Interview with Liam Mansfield, FAYM College Scholarship Recipient

Liam Mansfield is an alumnus of the Las Vegas Academy. He has been playing violin for 10 years and is currently studying for a Bachelor of Music Performance in Violin at the Jacobs School of Music at Indiana University.

Why did you chose to play violin?
I am not sure, but I had always wanted to play the violin. Ever since I was young I had felt a calling towards the instrument.

What music camps did you go to in high school?
Early in my high school career I attended Meadowmount School of Music in Westbrook, New York. This camp was essentially bootcamp for practicing. I also participated in Center Stage Strings and the National Youth Orchestra of America.

When did you know that you wanted to do music for a career?
When I was in eighth grade I saw one of my favorite violinists, Leonidas Kavakos, play the Tchaikovsky Violin Concerto with the New York Philharmonic and at the end the first movement, in which he received a standing ovation, I knew that I wanted to follow this career path. He brought the roof down.

Describe a life experience that was made possible because of music.
I have met a lot of my closest friends through music and I will always be grateful for that. I have also been able to travel a lot because of it. Traveling is part of the reasons that attracted me to this profession.

Do you have a favorite pop tune you like to play on your instrument?
Well it’s not a pop tune, but it is something that isn’t classical. It’s a jazz piece called “The Girl From Ipanema” by Astrud Gilberto and Stan Getz.

Do you have a name for your instrument?

Who is the most famous conductor that you have played under?
I have played under David Robertson at Carnegie Hall and at different concert halls around the country when I was touring with the National Youth Orchestra of America.

Who is your favorite orchestra?
The Royal Concertgebouw

Who is your role model/mentor?
My professor Alexander Kerr. He is one of the most expressive, versatile violinist I have ever heard. He has the juiciest sound and is one of the best people that I know.

Do you have any pets? What do they do while you practice?
I have a dog named Wawel (pronounced vavel). He will come and sit on my bed while I practice.

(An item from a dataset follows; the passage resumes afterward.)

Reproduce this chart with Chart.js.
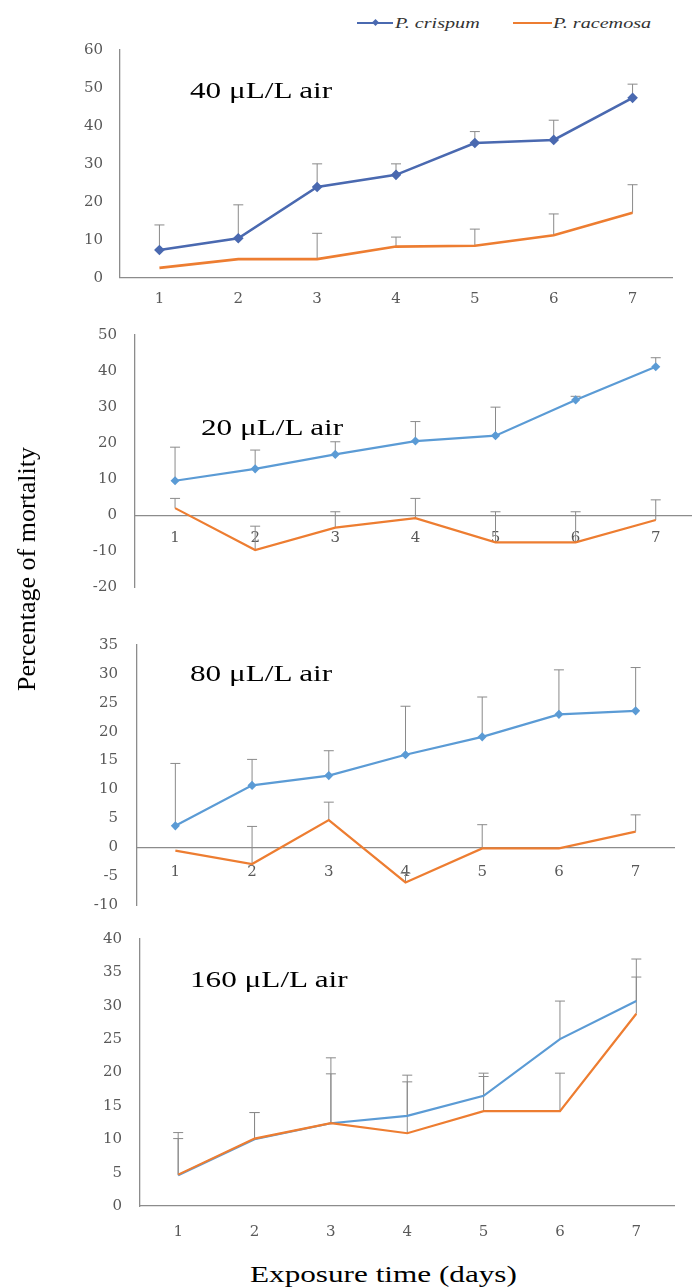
<!DOCTYPE html>
<html>
<head>
<meta charset="utf-8">
<script src="https://cdn.jsdelivr.net/npm/chart.js@4.4.1/dist/chart.umd.min.js"></script>
<style>
  body { margin: 0; width: 692px; height: 1287px; overflow: hidden; background: #fff; position: relative; }
  canvas { position: absolute; left: 0; }
  .txt { position: absolute; font-family: 'Liberation Serif', 'Times New Roman', serif; color: #000; white-space: nowrap; line-height: 24px; font-size: 24px; transform: scaleX(1.3); transform-origin: left center; }
  .ytitle { position: absolute; font-family: 'Liberation Serif', serif; font-size: 26px; line-height: 26px; white-space: nowrap; left: 27px; top: 569px; transform: translate(-50%, -50%) rotate(-90deg); }
  .legend { position: absolute; top: 14px; height: 18px; font-family: 'Liberation Serif', serif; font-style: italic; font-size: 15.5px; line-height: 18px; color: #333; }
  .legend span { position: absolute; white-space: nowrap; }
  .swatch { position: absolute; height: 2px; top: 8px; }
  .diamond { position: absolute; width: 5px; height: 5px; top: 6px; background: #4a69b0; transform: rotate(45deg); }
</style>
</head>
<body>
<div class="legend" style="left:0;width:692px">
  <div class="swatch" style="left:357px;width:36px;background:#4a69b0"></div>
  <div class="diamond" style="left:373px"></div>
  <span style="left:395px;transform:scaleX(1.3);transform-origin:left">P. crispum</span>
  <div class="swatch" style="left:513px;width:39px;background:#ed7d31"></div>
  <span style="left:553px;transform:scaleX(1.3);transform-origin:left">P. racemosa</span>
</div>

<!-- canvas tops account for the y-axis label padding that Chart.js adds above/below the plot -->
<canvas id="c1" width="692" height="286" style="top:24px"></canvas>
<canvas id="c2" width="702" height="307" style="top:308px"></canvas>
<canvas id="c3" width="692" height="316" style="top:617px"></canvas>
<canvas id="c4" width="692" height="328" style="top:912px"></canvas>

<div class="txt" style="left:190px;top:78px">40 μL/L air</div>
<div class="txt" style="left:201px;top:415px">20 μL/L air</div>
<div class="txt" style="left:190px;top:661px">80 μL/L air</div>
<div class="txt" style="left:190px;top:967px">160 μL/L air</div>
<div class="txt" style="left:250px;top:1262px">Exposure time (days)</div>
<div class="ytitle">Percentage of mortality</div>

<script>
// exposure days
const days = ['1', '2', '3', '4', '5', '6', '7'];

// 40 uL/L air
const crispum40 = [7.3, 10.4, 23.9, 27.1, 35.5, 36.3, 47.4];
const crispum40Err = [13.9, 19.2, 30, 30, 38.5, 41.5, 51];
const racemosa40 = [2.6, 4.9, 4.9, 8.2, 8.4, 11.2, 17.1];
const racemosa40Err = [2.6, 4.9, 11.7, 10.7, 12.8, 16.8, 24.5];

// 20 uL/L air
const crispum20 = [9.6, 12.9, 16.9, 20.6, 22.1, 32, 41.2];
const crispum20Err = [18.9, 18.1, 20.4, 26, 30, 33, 43.7];
const racemosa20 = [2, -9.6, -3.4, -0.8, -7.5, -7.5, -1.3];
const racemosa20Err = [4.7, -3, 1, 4.7, 1, 1, 4.3];

// 80 uL/L air
const crispum80 = [3.7, 10.7, 12.4, 16, 19.1, 23, 23.6];
const crispum80Err = [14.5, 15.2, 16.7, 24.4, 26, 30.7, 31.1];
const racemosa80 = [-0.6, -2.9, 4.7, -6.1, -0.2, -0.2, 2.7];
const racemosa80Err = [-0.6, 3.6, 7.8, -4.5, 3.9, -0.2, 5.6];

// 160 uL/L air
const crispum160 = [4.6, 10, 12.4, 13.5, 16.5, 25, 30.7];
const crispum160Err = [11, 14, 22.2, 19.6, 19.9, 30.7, 37];
const racemosa160 = [4.7, 10.1, 12.4, 10.9, 14.2, 14.2, 28.8];
const racemosa160Err = [10.1, 14, 19.8, 18.6, 19.4, 19.9, 34.3];

const ORANGE = '#ed7d31';
const AXIS = '#8c8c8c';
const TICK_FONT = { family: "'DejaVu Serif', serif", size: 15 };

// upper error bars, drawn under the lines
const errorBars = {
    id: 'errorBars',
    beforeDatasetsDraw(chart) {
        const ctx = chart.ctx;
        const y = chart.scales.y;
        chart.data.datasets.forEach((ds, i) => {
            if (!ds.errUp) return;
            const meta = chart.getDatasetMeta(i);
            ctx.save();
            ctx.strokeStyle = '#8a8a8a';
            ctx.lineWidth = 1;
            meta.data.forEach((pt, k) => {
                const top = y.getPixelForValue(ds.errUp[k]);
                if (Math.abs(top - pt.y) < 1) return;
                ctx.beginPath();
                ctx.moveTo(pt.x, pt.y);
                ctx.lineTo(pt.x, top);
                ctx.moveTo(pt.x - 5, top);
                ctx.lineTo(pt.x + 5, top);
                ctx.stroke();
            });
            ctx.restore();
        });
    }
};

function makePanel(id, crisp, crispErr, race, raceErr, o) {
    const xScale = {
        type: 'category',
        offset: true,
        grid: { display: false, drawTicks: false },
        border: { display: true, color: AXIS, width: 1.3 },
        ticks: { color: '#595959', font: TICK_FONT, padding: o.xPad, maxRotation: 0 }
    };
    if (o.xAtZero) {
        xScale.position = { y: 0 };
    } else {
        xScale.position = 'bottom';
        xScale.afterFit = s => { s.height = 30; };
    }

    return new Chart(document.getElementById(id), {
        type: 'line',
        data: {
            labels: days,
            datasets: [{
                label: 'P. crispum',
                data: crisp,
                errUp: crispErr,
                borderColor: o.blue,
                backgroundColor: o.blue,
                borderWidth: o.lineW,
                pointStyle: 'rectRot',
                pointRadius: o.pointR,
                tension: 0,
                order: 1
            }, {
                label: 'P. racemosa',
                data: race,
                errUp: raceErr,
                borderColor: ORANGE,
                backgroundColor: ORANGE,
                borderWidth: o.lineW,
                pointRadius: 0,
                tension: 0,
                order: 0
            }]
        },
        options: {
            responsive: false,
            animation: false,
            layout: { padding: o.padding },
            plugins: { legend: { display: false }, tooltip: { enabled: false } },
            scales: {
                x: xScale,
                y: {
                    min: o.min,
                    max: o.max,
                    grid: { display: false, drawTicks: false },
                    border: { display: true, color: AXIS, width: 1.3 },
                    ticks: { stepSize: o.step, color: '#595959', font: TICK_FONT, padding: o.yPad },
                    afterFit: s => { s.width = o.yWidth; }
                }
            }
        },
        plugins: [errorBars]
    });
}

makePanel('c1', crispum40, crispum40Err, racemosa40, racemosa40Err, {
    blue: '#4a69b0', lineW: 2.6, pointR: 3.5, min: 0, max: 60, step: 10,
    yWidth: 120, yPad: 17, xPad: 12, xAtZero: false,
    padding: { top: 0, right: 20, bottom: 2.3, left: 0 }
});

makePanel('c2', crispum20, crispum20Err, racemosa20, racemosa20Err, {
    blue: '#5b9bd5', lineW: 2.2, pointR: 3, min: -20, max: 50, step: 10,
    yWidth: 135, yPad: 18, xPad: 14, xAtZero: true,
    padding: { top: 0, right: 4, bottom: 27.5, left: 0 }
});

makePanel('c3', crispum80, crispum80Err, racemosa80, racemosa80Err, {
    blue: '#5b9bd5', lineW: 2.2, pointR: 3, min: -10, max: 35, step: 5,
    yWidth: 137, yPad: 19, xPad: 15.5, xAtZero: true,
    padding: { top: 0, right: 18, bottom: 0, left: 0 }
});

makePanel('c4', crispum160, crispum160Err, racemosa160, racemosa160Err, {
    blue: '#5b9bd5', lineW: 2.2, pointR: 0, min: 0, max: 40, step: 5,
    yWidth: 140, yPad: 18, xPad: 17, xAtZero: false,
    padding: { top: 0, right: 17.5, bottom: 4, left: 0 }
});
</script>
</body>
</html>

If you didn’t play violin, what instrument would you play?
I have always wanted to play jazz saxophone,

What is your favorite classical piece to play?
Richard Strauss’ Alpinesymphonie. I was able to play this piece this past school year in my orchestra at school.

What are your musical highlights from this past year at college?
Playing Alpine Symphony with Carl Sinclair and Bartok’s Miraculous Mandarin with Franz Welser- Most, who is the conductor of the Cleveland Orchestra.

How is playing in college different than playing in middle and high school?
When you play at the collegiate level the orchestra experience becomes more like chamber music. The standards and artistry are raised exponentially compared to high school. It is a lot more artistically gratifying.

How many hours a week did you practice in high school? How is practicing different now?
In high school I practiced three to four hours a day and now I practice between 2-6 hours. It is different now because my schedule changes day to day and week to week. To accommodate for the changing schedule I have to plan my practice time ahead of time and stick to a strict schedule.

Why did you decide to study music in college?
I decided to study music in college because I wanted to be a professional violinist and the only way to achieve my goal was to get into the best school that I can and continue working towards my goal.

How many hours do you spend playing your instrument?
About 30 hours on an average week.

Where would you like to see yourself in 10 years?
I would like to be In the middle of a string section in a great orchestra in Europe and teaching at a university with my own studio.

If you could go back in time to your middle school years, what would you tell yourself?
Work hard because it will all pay off eventually and every hour you practice is a deposit in the bank for the future.

How had FAYM helped you?
FAYM has allowed me to treat my education as seriously as I could. I would have had to get a part time job to afford my school, and that would have taken away from my time that I have available now because of the scholarship.